Yes, yes, all that I suppose, but you see these days, though it might not occur to Burchell, he's read on screens around the land - well those with far too much time on their hands - and screens make his thoughts available around the entire world, though it's heartening to think that the citizens of Lubbock Texas couldn't give a stuff about what the man is saying.

His resentment of the bloggers, the Facebook oracles, the haiku poets is charmingly backward looking, like almost all the nonsense that Burchell scribbles. Because you see this is supposed to be his killer line:

... there was a desperate need to persuade Gillard to stand for PM, no matter how deeply it ran against her long-established political habits, instincts and personality. And all the while the political enthusiasts everywhere have been weaving their own beautiful tapestries with the same knitted brows and oblivious, self-important air as Addison's upholsterer.
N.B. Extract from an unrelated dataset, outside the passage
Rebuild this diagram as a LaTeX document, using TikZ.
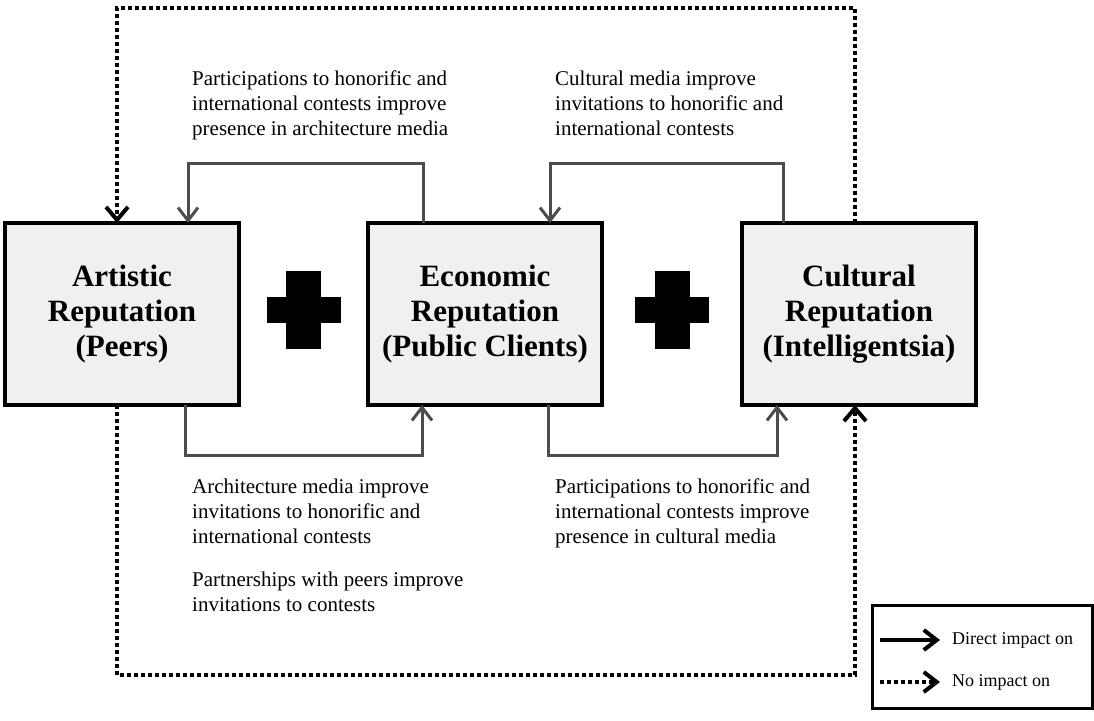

What was that about the need for lucidity?

We'd just settle for brevity instead of long winded pomposity, together with a recognition that there were more than a few people who couldn't stand Chairman Rudd (and let's not go into his Christian posing or Senator Conroy's great big new internet filter right now). Yes let's hear it for unmarried barren atheists (Gillard is doing it for all the unmarried barren atheists).

That said, we are indeed in favour of lucidity. And the day that Burchell demonstrates it is the day we'll declare a holiday on the pond.

Meanwhile, we're standing by for the day that Burchell suddenly discovers that the appointment of Gillard was a heinous mistake, as first foreshadowed by a charming parable by Joseph Addison, and that she has failed his rigorous demand for lucidity. Early betting around the pond is for next Monday's column ...

Meanwhile, the most important issue of the day - the appropriation of hotel soap and shampoo, and the removal of Gideon bibles from hotel drawers - must go unresolved for the moment. Is it true that the bible represents a danger to children? Should one be proactive when confronted by this kind of danger, or simply turn the eye the other way, or perhaps the cheek?

What's the good of the punditocracy when they pay no heed to the crucial moral dilemmas of the average ethical punter?